Sometimes international negotiations simply cannot be allowed to fail. The Kyoto Protocol on climate change is in that category. The industrial contribution to global warming may be a matter of dispute but that is not an argument for doing nothing. Today's state of knowledge argues rather for taking agreed precautions that will limit the increase of carbon emissions without imposing possibly needless restraints on the engines of global prosperity.
The targets set at Kyoto in 1997 were wildly optimistic and became more so as a result of growth generated by the long United States boom. The agreement was mitigated somewhat by the prospect of tradeable emission rights and credit for forestry and crops which could absorb the greenhouse gas, carbon dioxide. But when environment ministers of the signatory Governments met at The Hague last year, many of the European ministers were not in the mood for those "loopholes", as they called them.

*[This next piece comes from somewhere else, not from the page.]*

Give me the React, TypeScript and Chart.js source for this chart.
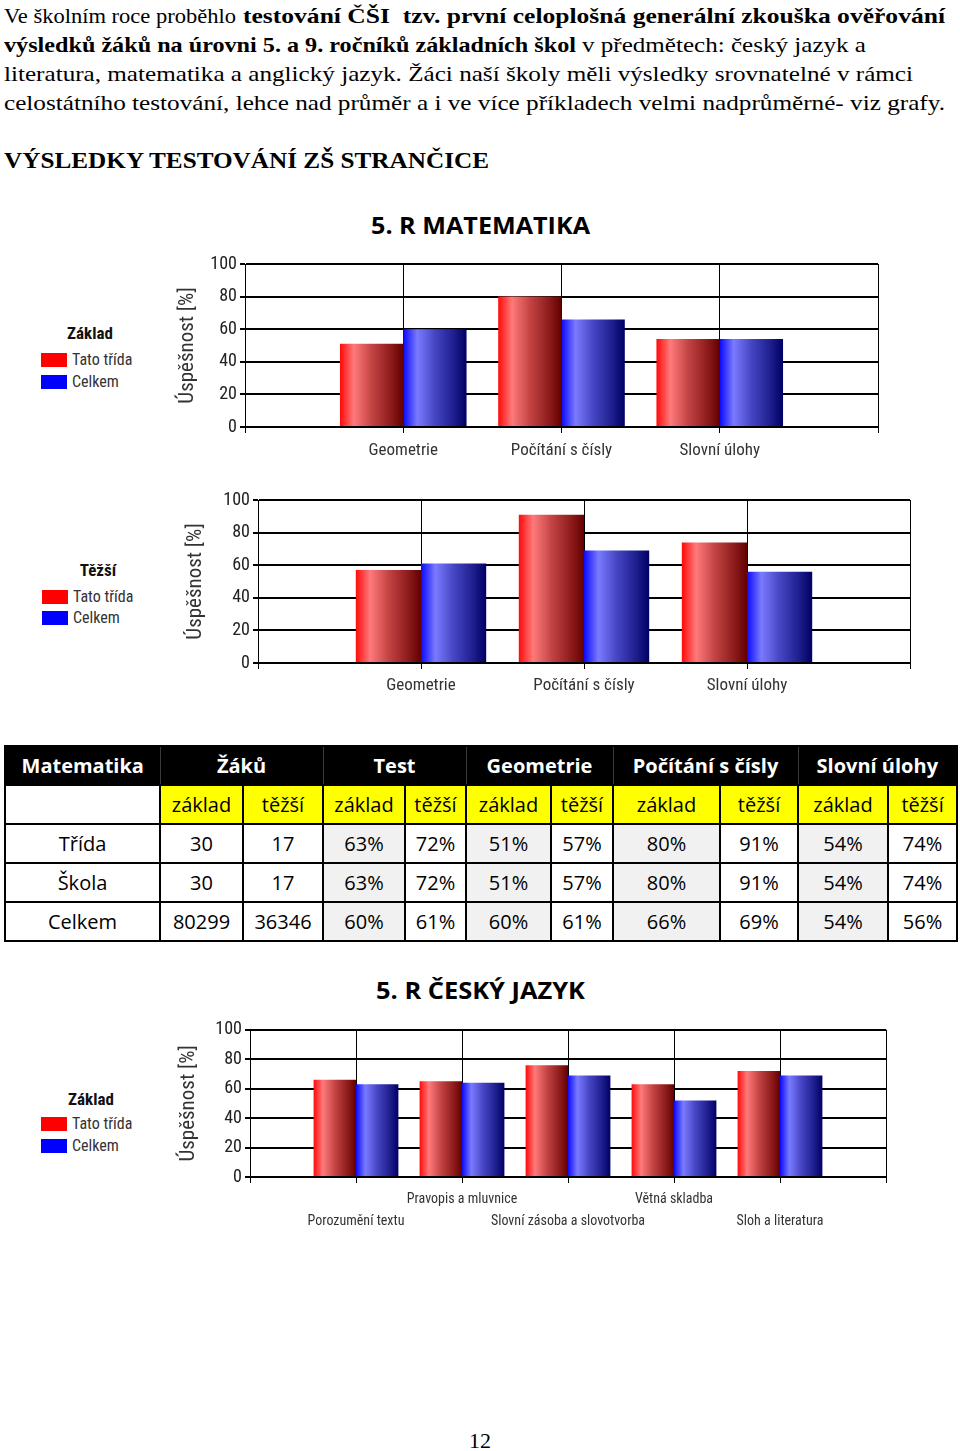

The Europeans, many of them from Green Parties in coalition Governments, let those talks collapse rather than agree to a British compromise. This week in Bonn they changed their tune. Do not be fooled by their chest-beating and self-congratulations at the 11th-hour agreement. Our own Pete Hodgson excelled most in hyperbole, pronouncing the deal "probably the most comprehensive and difficult agreement in world history".
In fact, they have agreed to smaller emission reductions and "loopholes" more generous than those they refused to accept at The Hague. Back then, they were no doubt counting on Al Gore to win the American presidency and to embrace hair-shirt environmentalism.
Instead, the US produced a President who turned out to believe that the Kyoto direction was flawed and appeared not to care whether any international response to global warming might be found.